• Stated task: The entries below contain pictures. Retype everything except those pictures, exactly as given.

::::::::::

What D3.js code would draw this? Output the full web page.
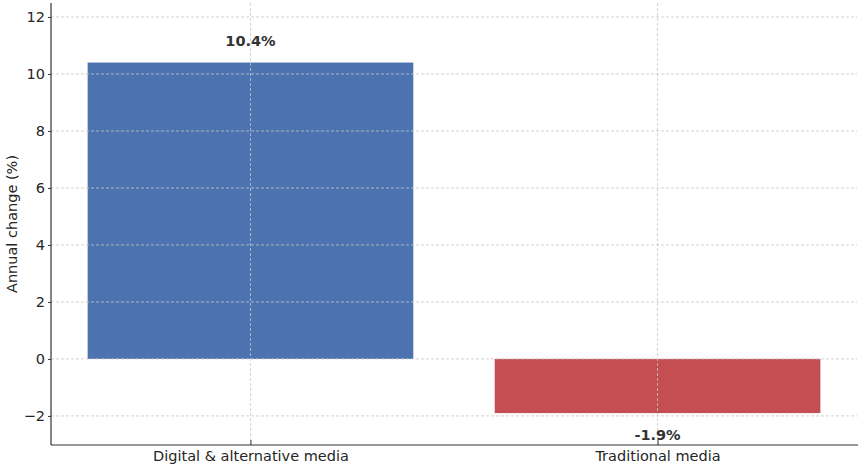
<!DOCTYPE html>
<html><head><meta charset="utf-8">
<script src="https://cdn.jsdelivr.net/npm/d3@7"></script>
<style>body{margin:0;background:#fff}svg{display:block}text{font-family:"DejaVu Sans",sans-serif}</style>
</head><body>
<svg id="c" width="858" height="467"></svg>
<script>
const categories = ["Digital & alternative media", "Traditional media"];
const values = [10.4, -1.9];
const labels = ["10.4%", "-1.9%"];
const colors = ["#4C72B0", "#C44E52"];
const yTicks = [-2, 0, 2, 4, 6, 8, 10, 12];

const svg = d3.select("#c");
const L = 51, R = 857, T = 3, B = 445;
const x = d3.scaleLinear().domain([-0.49, 1.49]).range([L, R]);
const y = d3.scaleLinear().domain([-3.02, 12.49]).range([B, T]);
const bw = 0.8;

// bars
svg.append("g").selectAll("rect").data(values).join("rect")
  .attr("x", (d, i) => x(i - bw / 2))
  .attr("width", (d, i) => x(i + bw / 2) - x(i - bw / 2))
  .attr("y", d => y(Math.max(0, d)))
  .attr("height", d => Math.abs(y(d) - y(0)))
  .attr("fill", (d, i) => colors[i]);

// grid
const grid = svg.append("g").attr("stroke", "#c8c8c8").attr("stroke-width", 0.8).attr("stroke-dasharray", "3,2");
grid.selectAll("line.h").data(yTicks).join("line").attr("class", "h")
  .attr("x1", L).attr("x2", R).attr("y1", d => y(d)).attr("y2", d => y(d));
grid.selectAll("line.v").data(categories).join("line").attr("class", "v")
  .attr("x1", (d, i) => x(i)).attr("x2", (d, i) => x(i)).attr("y1", T).attr("y2", B);

// axes
const yAxis = d3.axisLeft(y).tickValues(yTicks).tickSize(3).tickPadding(3)
  .tickFormat(d => d < 0 ? "\u2212" + Math.abs(d) : d);
const gy = svg.append("g").attr("transform", `translate(${L},0)`).call(yAxis);
gy.select(".domain").remove();
gy.selectAll("line").attr("stroke", "#333");
gy.selectAll("text").attr("font-size", 14.5).attr("fill", "#262626");

const xAxis = d3.axisBottom(x).tickValues([0, 1]).tickSize(-5).tickPadding(6)
  .tickFormat(i => categories[i]);
const gx = svg.append("g").attr("transform", `translate(0,${B})`).call(xAxis);
gx.select(".domain").remove();
gx.selectAll("line").attr("stroke", "#333");
gx.selectAll("text").attr("font-size", 14.5).attr("fill", "#262626");

// spines
svg.append("line").attr("x1", L).attr("x2", L).attr("y1", T).attr("y2", B).attr("stroke", "#333").attr("stroke-width", 1.2);
svg.append("line").attr("x1", L).attr("x2", R + 1).attr("y1", B).attr("y2", B).attr("stroke", "#333").attr("stroke-width", 1.2);

// value labels
svg.append("g").selectAll("text").data(values).join("text")
  .attr("x", (d, i) => x(i))
  .attr("y", d => d >= 0 ? y(d) - 17 : y(d) + 27)
  .attr("text-anchor", "middle")
  .attr("font-size", 14.5).attr("font-weight", "bold").attr("fill", "#333")
  .text((d, i) => labels[i]);

// y label
svg.append("text").attr("transform", `translate(17,${(T + B) / 2}) rotate(-90)`)
  .attr("text-anchor", "middle").attr("font-size", 14.5).attr("fill", "#262626")
  .text("Annual change (%)");
</script>
</body></html>
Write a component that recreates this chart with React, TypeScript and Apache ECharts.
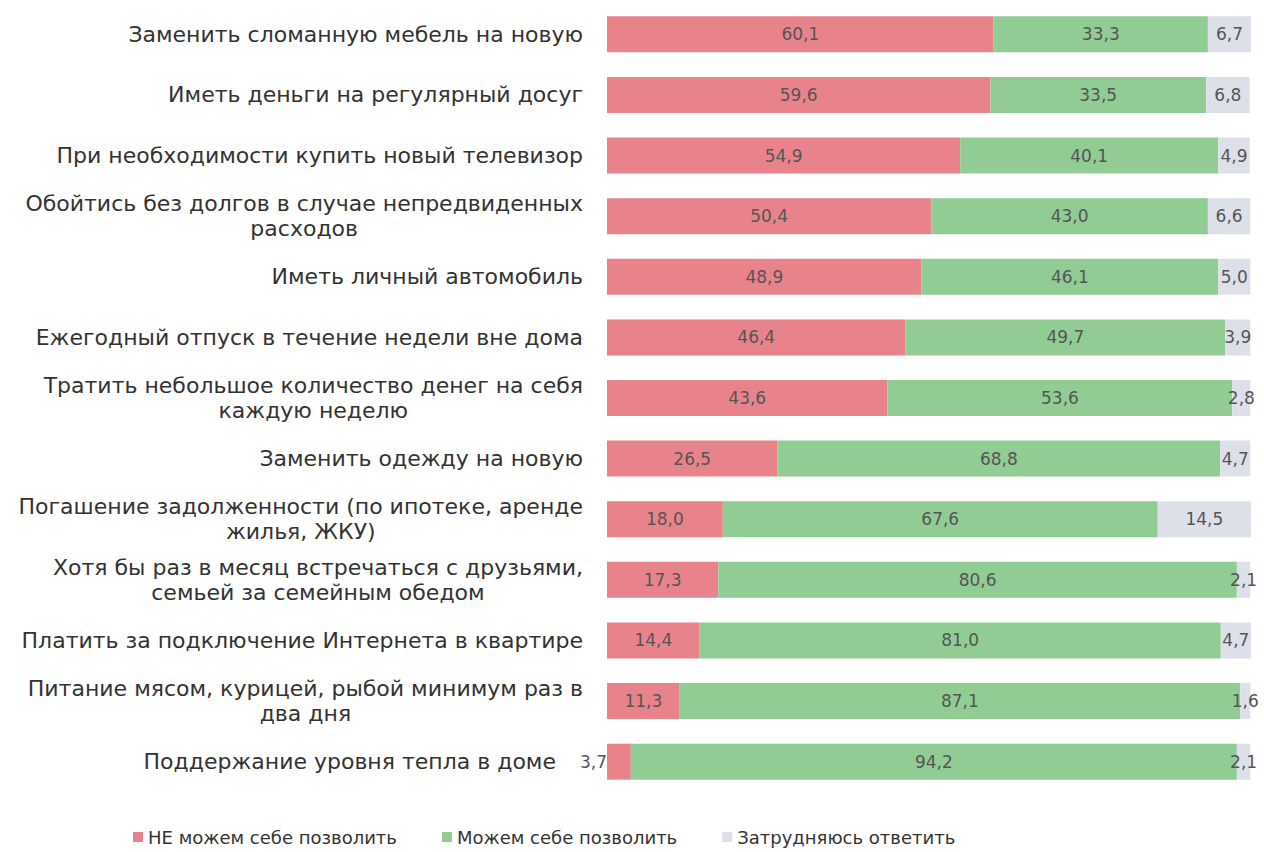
import React, { useEffect, useRef } from "react";
import * as echarts from "echarts";

const categories = [
  "Заменить сломанную мебель на новую",
  "Иметь деньги на регулярный досуг",
  "При необходимости купить новый телевизор",
  "Обойтись без долгов в случае непредвиденных\nрасходов",
  "Иметь личный автомобиль",
  "Ежегодный отпуск в течение недели вне дома",
  "Тратить небольшое количество денег на себя\nкаждую неделю",
  "Заменить одежду на новую",
  "Погашение задолженности (по ипотеке, аренде\nжилья, ЖКУ)",
  "Хотя бы раз в месяц встречаться с друзьями,\nсемьей за семейным обедом",
  "Платить за подключение Интернета в квартире",
  "Питание мясом, курицей, рыбой минимум раз в\nдва дня",
  "Поддержание уровня тепла в доме",
];

const cannotAfford = [60.1, 59.6, 54.9, 50.4, 48.9, 46.4, 43.6, 26.5, 18.0, 17.3, 14.4, 11.3, 3.7];
const canAfford = [33.3, 33.5, 40.1, 43.0, 46.1, 49.7, 53.6, 68.8, 67.6, 80.6, 81.0, 87.1, 94.2];
const hardToSay = [6.7, 6.8, 4.9, 6.6, 5.0, 3.9, 2.8, 4.7, 14.5, 2.1, 4.7, 1.6, 2.1];

const seriesNames = ["НЕ можем себе позволить", "Можем себе позволить", "Затрудняюсь ответить"];
const colors = ["#e8838c", "#90cc94", "#dde0e8"];

const FONT = "'DejaVu Sans', sans-serif";

export default function App() {
  const ref = useRef<HTMLDivElement>(null);
  useEffect(() => {
    if (!ref.current) return;
    const chart = echarts.init(ref.current, undefined, { renderer: "svg" });
    const fmt = (p: any) => Number(p.value).toFixed(1).replace(".", ",");
    const makeSeries = (name: string, data: number[], color: string, idx: number) => ({
      name,
      type: "bar",
      stack: "total",
      barWidth: 36,
      itemStyle: { color },
      label: {
        show: true,
        position: "inside",
        formatter: fmt,
        color: "#555",
        fontSize: 17,
        fontFamily: FONT,
      },
      data: data.map((v) =>
        idx === 0 && v < 5
          ? { value: v, label: { position: "left", distance: 0 } }
          : v
      ),
    });
    const labelStyle = {
      align: "center",
      fontSize: 22,
      lineHeight: 25,
      color: "#333",
      fontFamily: FONT,
    };
    chart.setOption({
      animation: false,
      textStyle: { fontFamily: FONT },
      color: colors,
      grid: { left: 607, right: 13, top: 4, bottom: 60, containLabel: false },
      xAxis: {
        type: "value",
        min: 0,
        max: 100.1,
        show: false,
        splitLine: { show: false },
      },
      yAxis: {
        type: "category",
        inverse: true,
        data: categories,
        axisLine: { show: false },
        axisTick: { show: false },
        axisLabel: {
          margin: 24,
          align: "right",
          formatter: (v: string, i: number) => {
            const key = cannotAfford[i] < 5 ? "p" : "c";
            return v
              .split("\n")
              .map((l) => `{${key}|${l}}`)
              .join("\n");
          },
          rich: {
            c: labelStyle,
            p: { ...labelStyle, padding: [0, 27, 0, 0] },
          },
        },
      },
      legend: {
        top: 823,
        left: 128,
        itemWidth: 10,
        itemHeight: 10,
        itemGap: 45,
        icon: "rect",
        data: seriesNames,
        textStyle: { fontSize: 18, color: "#333", fontFamily: FONT },
      },
      series: [
        makeSeries(seriesNames[0], cannotAfford, colors[0], 0),
        makeSeries(seriesNames[1], canAfford, colors[1], 1),
        makeSeries(seriesNames[2], hardToSay, colors[2], 2),
      ],
    });
    return () => chart.dispose();
  }, []);
  return (
    <div
      ref={ref}
      style={{ position: "absolute", left: 0, top: 0, width: 1264, height: 852 }}
    />
  );
}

::::::::::

• Exercise result:
What D3.js code would draw this? Output the full web page.
<!DOCTYPE html>
<html><head><meta charset="utf-8">
<script src="https://cdn.jsdelivr.net/npm/d3@7"></script>
<style>body{margin:0;background:#fff}svg{display:block}text{font-family:"DejaVu Sans",sans-serif}</style>
</head><body>
<svg id="c" width="858" height="467"></svg>
<script>
const categories = ["Digital & alternative media", "Traditional media"];
const values = [10.4, -1.9];
const labels = ["10.4%", "-1.9%"];
const colors = ["#4C72B0", "#C44E52"];
const yTicks = [-2, 0, 2, 4, 6, 8, 10, 12];

const svg = d3.select("#c");
const L = 51, R = 857, T = 3, B = 445;
const x = d3.scaleLinear().domain([-0.49, 1.49]).range([L, R]);
const y = d3.scaleLinear().domain([-3.02, 12.49]).range([B, T]);
const bw = 0.8;

// bars
svg.append("g").selectAll("rect").data(values).join("rect")
  .attr("x", (d, i) => x(i - bw / 2))
  .attr("width", (d, i) => x(i + bw / 2) - x(i - bw / 2))
  .attr("y", d => y(Math.max(0, d)))
  .attr("height", d => Math.abs(y(d) - y(0)))
  .attr("fill", (d, i) => colors[i]);

// grid
const grid = svg.append("g").attr("stroke", "#c8c8c8").attr("stroke-width", 0.8).attr("stroke-dasharray", "3,2");
grid.selectAll("line.h").data(yTicks).join("line").attr("class", "h")
  .attr("x1", L).attr("x2", R).attr("y1", d => y(d)).attr("y2", d => y(d));
grid.selectAll("line.v").data(categories).join("line").attr("class", "v")
  .attr("x1", (d, i) => x(i)).attr("x2", (d, i) => x(i)).attr("y1", T).attr("y2", B);

// axes
const yAxis = d3.axisLeft(y).tickValues(yTicks).tickSize(3).tickPadding(3)
  .tickFormat(d => d < 0 ? "\u2212" + Math.abs(d) : d);
const gy = svg.append("g").attr("transform", `translate(${L},0)`).call(yAxis);
gy.select(".domain").remove();
gy.selectAll("line").attr("stroke", "#333");
gy.selectAll("text").attr("font-size", 14.5).attr("fill", "#262626");

const xAxis = d3.axisBottom(x).tickValues([0, 1]).tickSize(-5).tickPadding(6)
  .tickFormat(i => categories[i]);
const gx = svg.append("g").attr("transform", `translate(0,${B})`).call(xAxis);
gx.select(".domain").remove();
gx.selectAll("line").attr("stroke", "#333");
gx.selectAll("text").attr("font-size", 14.5).attr("fill", "#262626");

// spines
svg.append("line").attr("x1", L).attr("x2", L).attr("y1", T).attr("y2", B).attr("stroke", "#333").attr("stroke-width", 1.2);
svg.append("line").attr("x1", L).attr("x2", R + 1).attr("y1", B).attr("y2", B).attr("stroke", "#333").attr("stroke-width", 1.2);

// value labels
svg.append("g").selectAll("text").data(values).join("text")
  .attr("x", (d, i) => x(i))
  .attr("y", d => d >= 0 ? y(d) - 17 : y(d) + 27)
  .attr("text-anchor", "middle")
  .attr("font-size", 14.5).attr("font-weight", "bold").attr("fill", "#333")
  .text((d, i) => labels[i]);

// y label
svg.append("text").attr("transform", `translate(17,${(T + B) / 2}) rotate(-90)`)
  .attr("text-anchor", "middle").attr("font-size", 14.5).attr("fill", "#262626")
  .text("Annual change (%)");
</script>
</body></html>
Write a component that recreates this chart with React, TypeScript and Apache ECharts.
import React, { useEffect, useRef } from "react";
import * as echarts from "echarts";

const categories = [
  "Заменить сломанную мебель на новую",
  "Иметь деньги на регулярный досуг",
  "При необходимости купить новый телевизор",
  "Обойтись без долгов в случае непредвиденных\nрасходов",
  "Иметь личный автомобиль",
  "Ежегодный отпуск в течение недели вне дома",
  "Тратить небольшое количество денег на себя\nкаждую неделю",
  "Заменить одежду на новую",
  "Погашение задолженности (по ипотеке, аренде\nжилья, ЖКУ)",
  "Хотя бы раз в месяц встречаться с друзьями,\nсемьей за семейным обедом",
  "Платить за подключение Интернета в квартире",
  "Питание мясом, курицей, рыбой минимум раз в\nдва дня",
  "Поддержание уровня тепла в доме",
];

const cannotAfford = [60.1, 59.6, 54.9, 50.4, 48.9, 46.4, 43.6, 26.5, 18.0, 17.3, 14.4, 11.3, 3.7];
const canAfford = [33.3, 33.5, 40.1, 43.0, 46.1, 49.7, 53.6, 68.8, 67.6, 80.6, 81.0, 87.1, 94.2];
const hardToSay = [6.7, 6.8, 4.9, 6.6, 5.0, 3.9, 2.8, 4.7, 14.5, 2.1, 4.7, 1.6, 2.1];

const seriesNames = ["НЕ можем себе позволить", "Можем себе позволить", "Затрудняюсь ответить"];
const colors = ["#e8838c", "#90cc94", "#dde0e8"];

const FONT = "'DejaVu Sans', sans-serif";

export default function App() {
  const ref = useRef<HTMLDivElement>(null);
  useEffect(() => {
    if (!ref.current) return;
    const chart = echarts.init(ref.current, undefined, { renderer: "svg" });
    const fmt = (p: any) => Number(p.value).toFixed(1).replace(".", ",");
    const makeSeries = (name: string, data: number[], color: string, idx: number) => ({
      name,
      type: "bar",
      stack: "total",
      barWidth: 36,
      itemStyle: { color },
      label: {
        show: true,
        position: "inside",
        formatter: fmt,
        color: "#555",
        fontSize: 17,
        fontFamily: FONT,
      },
      data: data.map((v) =>
        idx === 0 && v < 5
          ? { value: v, label: { position: "left", distance: 0 } }
          : v
      ),
    });
    const labelStyle = {
      align: "center",
      fontSize: 22,
      lineHeight: 25,
      color: "#333",
      fontFamily: FONT,
    };
    chart.setOption({
      animation: false,
      textStyle: { fontFamily: FONT },
      color: colors,
      grid: { left: 607, right: 13, top: 4, bottom: 60, containLabel: false },
      xAxis: {
        type: "value",
        min: 0,
        max: 100.1,
        show: false,
        splitLine: { show: false },
      },
      yAxis: {
        type: "category",
        inverse: true,
        data: categories,
        axisLine: { show: false },
        axisTick: { show: false },
        axisLabel: {
          margin: 24,
          align: "right",
          formatter: (v: string, i: number) => {
            const key = cannotAfford[i] < 5 ? "p" : "c";
            return v
              .split("\n")
              .map((l) => `{${key}|${l}}`)
              .join("\n");
          },
          rich: {
            c: labelStyle,
            p: { ...labelStyle, padding: [0, 27, 0, 0] },
          },
        },
      },
      legend: {
        top: 823,
        left: 128,
        itemWidth: 10,
        itemHeight: 10,
        itemGap: 45,
        icon: "rect",
        data: seriesNames,
        textStyle: { fontSize: 18, color: "#333", fontFamily: FONT },
      },
      series: [
        makeSeries(seriesNames[0], cannotAfford, colors[0], 0),
        makeSeries(seriesNames[1], canAfford, colors[1], 1),
        makeSeries(seriesNames[2], hardToSay, colors[2], 2),
      ],
    });
    return () => chart.dispose();
  }, []);
  return (
    <div
      ref={ref}
      style={{ position: "absolute", left: 0, top: 0, width: 1264, height: 852 }}
    />
  );
}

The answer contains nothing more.